# Which is more creative: INTP or INTJ



## The Madman (Feb 20, 2013)

This is a post thread to counter the 'Which is smarter: INTP or INTJ' thread. 
It is also an experiment. 
Tip: To ignore the obvious "Both are equally creative depending on..." answer, create in your minds a theoretical INTP and a theoretical INTJ who are equal in everything but their Jungian cognitive functions, and using only the Jungian cognitive functions, determine which type is more creative.

Let the typist wars begin!


----------



## TheProcrastinatingMaster (Jun 4, 2012)

Ignoring the obvious answer like you want, I'll just go with INTP, because they are members of the master race.

Me=INTP
INTP=Good
Good=Creative, handsome, intelliegent etc, etc.

'Dat narcissistic logic.


----------



## KateMarie999 (Dec 20, 2011)

I voted INTP because I know Ne very personally and it's an endless source of creativity.

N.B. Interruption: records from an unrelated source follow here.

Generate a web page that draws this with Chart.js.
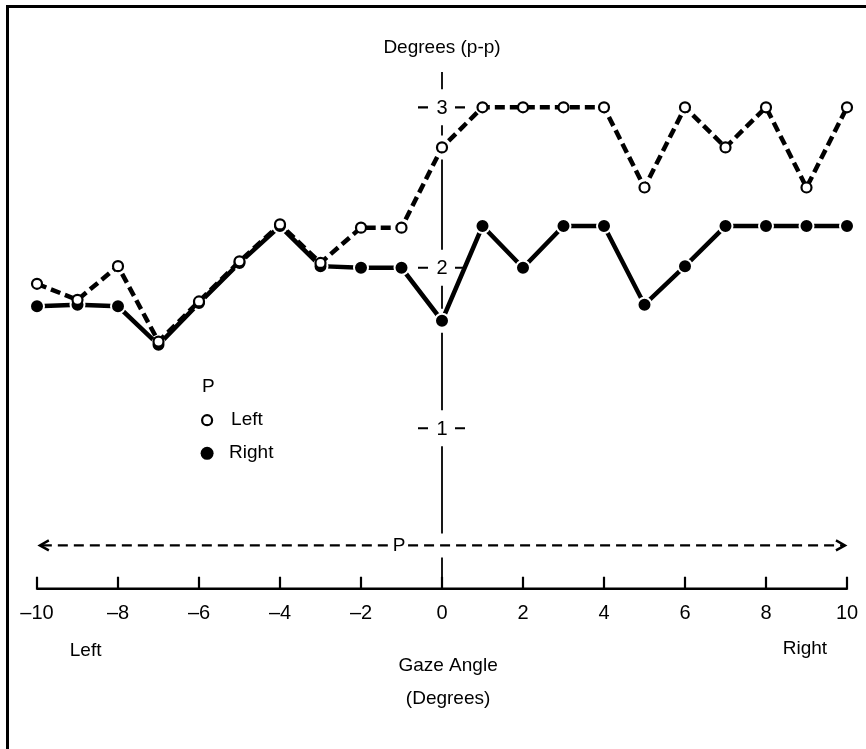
<!DOCTYPE html>
<html>
<head>
<meta charset="utf-8">
<script src="https://cdn.jsdelivr.net/npm/chart.js@4"></script>
<style>
  html, body { margin: 0; padding: 0; background: #fff; overflow: hidden; }
  #wrap { position: relative; width: 866px; height: 749px; }
  #frame { position: absolute; left: 6px; top: 5px; width: 900px; height: 800px;
           border-left: 3px solid #000; border-top: 3px solid #000; pointer-events: none; }
  canvas { position: absolute; left: 0; top: 0; }
</style>
</head>
<body>
<div id="wrap">
  <canvas id="gazeChart" width="866" height="749"></canvas>
  <div id="frame"></div>
</div>
<script>
// gaze angle (degrees), one reading per degree
const gazeAngles = [-10, -9, -8, -7, -6, -5, -4, -3, -2, -1, 0, 1, 2, 3, 4, 5, 6, 7, 8, 9, 10];
// peak-to-peak amplitude, degrees
const leftEye  = [1.90, 1.80, 2.01, 1.54, 1.79, 2.04, 2.27, 2.03, 2.25, 2.25, 2.75, 3.00, 3.00, 3.00, 3.00, 2.50, 3.00, 2.75, 3.00, 2.50, 3.00];
const rightEye = [1.76, 1.77, 1.76, 1.52, 1.78, 2.03, 2.26, 2.01, 2.00, 2.00, 1.67, 2.26, 2.00, 2.26, 2.26, 1.77, 2.01, 2.26, 2.26, 2.26, 2.26];

const xTickValues = [-10, -8, -6, -4, -2, 0, 2, 4, 6, 8, 10];
const xTickLabels = ['\u201310', '\u20138', '\u20136', '\u20134', '\u20132', '0', '2', '4', '6', '8', '10'];
const yTickValues = [1, 2, 3];
const pLineLevel = 0.27;   // level of the dashed "P" line

const FONT = "'Liberation Sans', Arial, Helvetica, sans-serif";

function drawVLine(ctx, x0, top, bottom, gaps) {
    gaps.sort((a, b) => a[0] - b[0]);
    let cur = top;
    ctx.beginPath();
    gaps.forEach(([c, h]) => {
        if (c - h > cur) { ctx.moveTo(x0, cur); ctx.lineTo(x0, c - h); }
        cur = Math.max(cur, c + h);
    });
    if (cur < bottom) { ctx.moveTo(x0, cur); ctx.lineTo(x0, bottom); }
    ctx.stroke();
}

const decorations = {
    id: 'decorations',
    beforeDatasetsDraw(chart) {
        const { ctx, scales: { x, y } } = chart;
        const cx = x.getPixelForValue(0);
        const base = y.getPixelForValue(0);
        const pY = y.getPixelForValue(pLineLevel);
        ctx.save();
        ctx.strokeStyle = '#000';
        ctx.fillStyle = '#000';

        // central vertical axis, broken at labels, P line and points on it
        const zeroIdx = gazeAngles.indexOf(0);
        const gaps = yTickValues.map(v => [y.getPixelForValue(v), 18]);
        gaps.push([pY, 12]);
        gaps.push([y.getPixelForValue(leftEye[zeroIdx]), 12]);
        gaps.push([y.getPixelForValue(rightEye[zeroIdx]), 12]);
        ctx.lineWidth = 1.8;
        drawVLine(ctx, cx, y.getPixelForValue(3.22), base, gaps);

        // y labels "- n -"
        ctx.font = '20px ' + FONT;
        ctx.textAlign = 'center';
        ctx.textBaseline = 'middle';
        ctx.lineWidth = 2.2;
        yTickValues.forEach(v => {
            const py = y.getPixelForValue(v);
            ctx.fillText(String(v), cx, py + 1);
            ctx.beginPath();
            ctx.moveTo(cx - 24, py); ctx.lineTo(cx - 14, py);
            ctx.moveTo(cx + 13, py); ctx.lineTo(cx + 23, py);
            ctx.stroke();
        });

        // axis title on top
        ctx.font = '19px ' + FONT;
        ctx.fillText('Degrees (p-p)', cx, y.getPixelForValue(3.37));

        // x axis baseline with upward ticks
        ctx.lineWidth = 2.5;
        ctx.beginPath();
        ctx.moveTo(x.getPixelForValue(-10), base);
        ctx.lineTo(x.getPixelForValue(10), base);
        ctx.stroke();
        ctx.lineWidth = 2.2;
        ctx.beginPath();
        xTickValues.forEach(v => {
            const px = x.getPixelForValue(v);
            ctx.moveTo(px, base + 1);
            ctx.lineTo(px, base - 12);
        });
        ctx.stroke();
        ctx.font = '20px ' + FONT;
        xTickValues.forEach((v, i) => {
            ctx.fillText(xTickLabels[i], x.getPixelForValue(v), base + 25);
        });
        ctx.font = '19px ' + FONT;
        ctx.fillText('Left', x.getPixelForValue(-8.8), base + 62);
        ctx.fillText('Right', x.getPixelForValue(8.96), base + 60);
        ctx.fillText('Gaze Angle', x.getPixelForValue(0.15), base + 77);
        ctx.fillText('(Degrees)', x.getPixelForValue(0.15), base + 110);

        // dashed P line with arrow heads
        const x1 = x.getPixelForValue(-9.93), x2 = x.getPixelForValue(9.95);
        const pX = x.getPixelForValue(-1.06);
        ctx.lineWidth = 2.2;
        ctx.setLineDash([10, 6]);
        ctx.beginPath();
        ctx.moveTo(x1 + 2, pY); ctx.lineTo(pX - 10, pY);
        ctx.moveTo(pX + 9, pY); ctx.lineTo(x2 - 2, pY);
        ctx.stroke();
        ctx.setLineDash([]);
        ctx.lineWidth = 2.4;
        ctx.beginPath();
        ctx.moveTo(x1 + 9, pY - 5); ctx.lineTo(x1, pY); ctx.lineTo(x1 + 9, pY + 5);
        ctx.moveTo(x2 - 9, pY - 5); ctx.lineTo(x2, pY); ctx.lineTo(x2 - 9, pY + 5);
        ctx.stroke();
        ctx.fillText('P', pX, pY);

        // key
        const kx = x.getPixelForValue(-5.8);
        ctx.textAlign = 'left';
        ctx.fillText('P', kx - 5, y.getPixelForValue(1.26));
        const lY = y.getPixelForValue(1.05), rY = y.getPixelForValue(0.85);
        ctx.lineWidth = 2.2;
        ctx.beginPath();
        ctx.arc(kx, lY, 5, 0, Math.PI * 2);
        ctx.stroke();
        ctx.fillText('Left', kx + 24, lY);
        ctx.beginPath();
        ctx.arc(kx, rY + 1, 6.5, 0, Math.PI * 2);
        ctx.fill();
        ctx.fillText('Right', kx + 22, rY);
        ctx.restore();
    }
};

new Chart(document.getElementById('gazeChart'), {
    type: 'scatter',
    data: {
        datasets: [
            {
                label: 'Left',
                data: gazeAngles.map((a, i) => ({ x: a, y: leftEye[i] })),
                showLine: true,
                borderColor: '#000',
                borderWidth: 4.5,
                borderDash: [10, 5],
                pointRadius: 5,
                pointBorderWidth: 2.2,
                pointBorderColor: '#000',
                pointBackgroundColor: '#fff',
                clip: false
            },
            {
                label: 'Right',
                data: gazeAngles.map((a, i) => ({ x: a, y: rightEye[i] })),
                showLine: true,
                borderColor: '#000',
                borderWidth: 4.5,
                pointRadius: 7,
                pointBorderWidth: 2,
                pointBorderColor: '#fff',
                pointBackgroundColor: '#000',
                clip: false
            }
        ]
    },
    options: {
        responsive: false,
        animation: false,
        events: [],
        layout: { padding: { left: 37, right: 19, top: 11, bottom: 64 } },
        plugins: { legend: { display: false }, tooltip: { enabled: false } },
        scales: {
            x: { type: 'linear', min: -10, max: 10, display: false },
            y: { min: -0.6, max: 3.6, display: false }
        }
    },
    plugins: [decorations]
});
</script>
</body>
</html>
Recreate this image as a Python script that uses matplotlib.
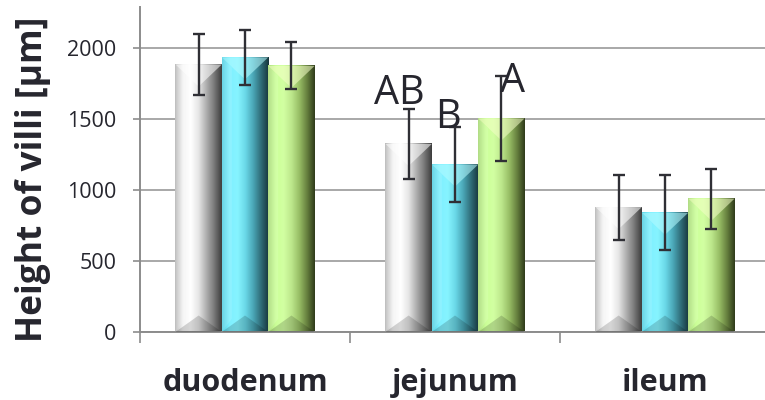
import numpy as np
import matplotlib
matplotlib.use("Agg")
import matplotlib.pyplot as plt
from matplotlib.colors import LinearSegmentedColormap
from matplotlib.patches import Polygon

# Villus height per intestinal segment, three groups
segments = ["duodenum", "jejunum", "ileum"]
group_white = [1885, 1325, 880]
group_cyan = [1935, 1180, 840]
group_green = [1875, 1505, 940]
err_white = [218, 247, 229]
err_cyan = [195, 266, 265]
err_green = [165, 298, 212]
letters_jejunum = ["AB", "B", "A"]

series = [group_white, group_cyan, group_green]
errors = [err_white, err_cyan, err_green]

# horizontal shading stops per series (left edge -> right edge)
shades = [
    ["#b8b8b8", "#f4f4f4", "#ffffff", "#e6e6e6", "#b0b0b0", "#7a7a7a", "#3c3c3c"],
    ["#55cfe2", "#7ff0ff", "#86f4ff", "#6ad8e8", "#4aa6b6", "#2f6c78", "#17343a"],
    ["#a8d878", "#cbff98", "#d2ffa2", "#bde88c", "#98be66", "#66803e", "#2e3a1a"],
]
top_tint = ["#ffffff", "#b6fbff", "#f4ffc8"]
text_color = "#26262e"

plt.rcParams["font.family"] = ["Open Sans", "DejaVu Sans"]

fig = plt.figure(figsize=(7.65, 4.0), dpi=100)
W, H = 765, 400
ax = fig.add_axes([140 / W, (H - 332) / H, 630 / W, 325 / H])
ax.set_xlim(-0.5, 2.5)
ax.set_ylim(0, 2290)

bw = 0.221
x = np.arange(len(segments))

# data units per pixel, for bevel sizes
px_x = 3.0 / 630
px_y = 2290 / 325
bev_x = 10 * px_x
bev_y = 22 * px_y

for j, (vals, errs) in enumerate(zip(series, errors)):
    cmap = LinearSegmentedColormap.from_list(f"s{j}", shades[j])
    grad = np.linspace(0, 1, 256).reshape(1, -1)
    for i, v in enumerate(vals):
        xc = x[i] + (j - 1) * bw
        l, r = xc - bw / 2, xc + bw / 2
        ax.imshow(grad, cmap=cmap, extent=(l, r, 0, v), aspect="auto",
                  zorder=2, interpolation="bilinear")
        # top and bottom bevels
        ax.add_patch(Polygon([(l, v), (r, v), (xc, v - bev_y)], closed=True,
                             facecolor=top_tint[j], alpha=0.55, lw=0, zorder=3))
        ax.add_patch(Polygon([(l, 0), (r, 0), (xc, bev_y * 0.75)], closed=True,
                             facecolor="#000000", alpha=0.16, lw=0, zorder=3))
        ax.add_patch(Polygon([(l, 0), (l + bev_x, bev_y * 0.6),
                              (l + bev_x, v - bev_y * 0.45), (l, v)], closed=True,
                             facecolor="#ffffff", alpha=0.12, lw=0, zorder=3))
        ax.errorbar(xc, v, yerr=errs[i], fmt="none", ecolor="#2f2f35",
                    elinewidth=1.7, capsize=4.5, capthick=1.7, zorder=5)

# significance letters over the jejunum bars
letter_dx = [-0.046, -0.033, 0.055]
letter_y = [1606, 1437, 1690]
for j, lab in enumerate(letters_jejunum):
    xc = x[1] + (j - 1) * bw + letter_dx[j]
    ax.text(xc, letter_y[j], lab, ha="center", va="baseline", fontsize=28.5,
            color=text_color, zorder=6)

ax.set_yticks([0, 500, 1000, 1500, 2000])
ax.yaxis.grid(True, color="#a8a8a8", lw=1.4, zorder=0)
ax.set_axisbelow(True)
ax.tick_params(axis="y", direction="out", length=5, width=1.2, color="#8c8c8c",
               labelsize=15.5, labelcolor=text_color, pad=12)

ax.set_xticks(x)
ax.set_xticklabels(segments, fontsize=22, fontweight="bold", color=text_color)
ax.tick_params(axis="x", which="major", length=0, pad=26)
ax.set_xticks([-0.5, 0.5, 1.5, 2.5], minor=True)
ax.tick_params(axis="x", which="minor", direction="out", length=8, width=1.2,
               color="#8c8c8c")

for s in ["top", "right"]:
    ax.spines[s].set_visible(False)
for s in ["left", "bottom"]:
    ax.spines[s].set_color("#8c8c8c")
    ax.spines[s].set_linewidth(1.4)

# y-axis title, baseline placed along the left margin
fig.text(42 / W, (H - 342) / H, "Height of villi [µm]", rotation=90,
         rotation_mode="anchor", ha="left", va="baseline", fontsize=25.5,
         fontweight="bold", color=text_color)

fig.savefig("out.png", dpi=100)
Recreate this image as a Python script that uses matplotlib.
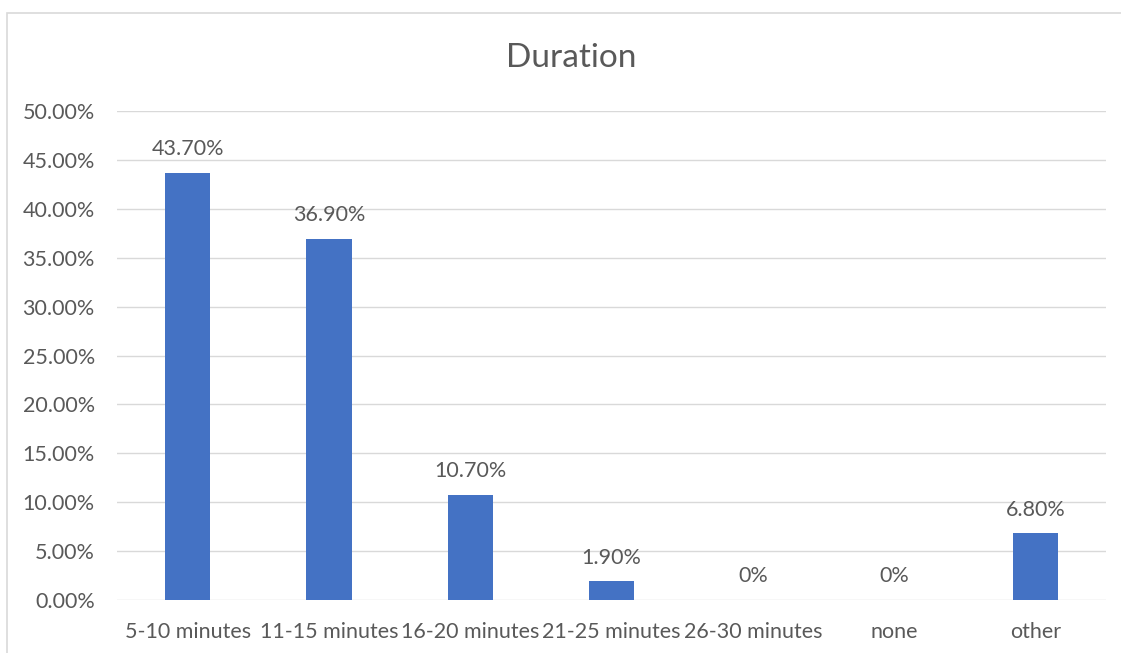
import matplotlib
matplotlib.use("Agg")
import matplotlib.pyplot as plt
from matplotlib.patches import Rectangle

categories = ["5-10 minutes", "11-15 minutes", "16-20 minutes", "21-25 minutes",
              "26-30 minutes", "none", "other"]
values = [43.7, 36.9, 10.7, 1.9, 0.0, 0.0, 6.8]
labels = ["43.70%", "36.90%", "10.70%", "1.90%", "0%", "0%", "6.80%"]
yticks = [0, 5, 10, 15, 20, 25, 30, 35, 40, 45, 50]

plt.rcParams['font.family'] = ['Lato', 'DejaVu Sans']
txt = '#595959'
fs = 15.5

fig = plt.figure(figsize=(11.21, 6.53), dpi=100)
ax = fig.add_axes([117/1121, 1-600/653, (1106-117)/1121, (600-111)/653])

x = list(range(len(categories)))
ax.bar(x, values, width=0.32, color='#4472C4', zorder=3)
ax.set_xlim(-0.5, len(categories)-0.5)
ax.set_ylim(0, 50)
ax.set_yticks(yticks)
ax.set_yticklabels([f"{v:.2f}%" for v in yticks], fontsize=fs, color=txt)
ax.set_xticks(x)
ax.set_xticklabels(categories, fontsize=fs, color=txt)
ax.tick_params(axis='both', length=0)
ax.tick_params(axis='x', pad=16)
ax.tick_params(axis='y', pad=16)
ax.grid(axis='y', color='#d9d9d9', lw=1, zorder=0)
for s in ax.spines.values():
    s.set_visible(False)

for xi, v, l in zip(x, values, labels):
    ax.annotate(l, (xi, v), xytext=(0, 10), textcoords='offset points',
                ha='center', va='bottom', fontsize=fs, color=txt)

fig.text(571/1121, 1-58/653, "Duration", ha='center', va='center', fontsize=24, color=txt)

fig.patches.append(Rectangle((7/1121, -0.1), 1.2, 1.1 - 13/653, transform=fig.transFigure,
                             fill=False, edgecolor='#d9d9d9', lw=1.2, clip_on=False))

fig.savefig("out.png", dpi=100)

Though neither option holds a candle to an NF's creativity in certain areas.


----------



## Pyromaniac (Apr 2, 2013)

I know an INTP, and he has nil creativity, but is of considerable intelligence. I, an INTJ, am fairly balanced between the two, but lean towards my creative side. I plan to be a fiction writer and possibly a musician.
Then again, my J preference has always been around 3%, but it'll never slip to Perceptive.

My point is that neither has the categoric advantage. People forget too often that the MBTI only covers the fundamentals of your personality; what is expected of you, not what is. You could have an extremely intelligent ESFP, and an extraordinarily creative INTx.


----------



## StephMC (Jan 25, 2011)

I think that in a vacuum, Ti + Ne is likely to be more creative than Ni + Te. Extroverted perceiving functions in general are more geared towards creating new things, while Ni is more focused on extracting from existing things. 

Granted, it depends on your idea of what is creative. My INTJ brother is a very creative guy. He loves making home movies -- but the thing is, a lot of his ideas behind the movies are a conglomeration of existing ideas. My INTP friend would wrack his brain on trying to make something completely new, while my INTJ brother rather focus on just ideas he already likes and build on top of that.


----------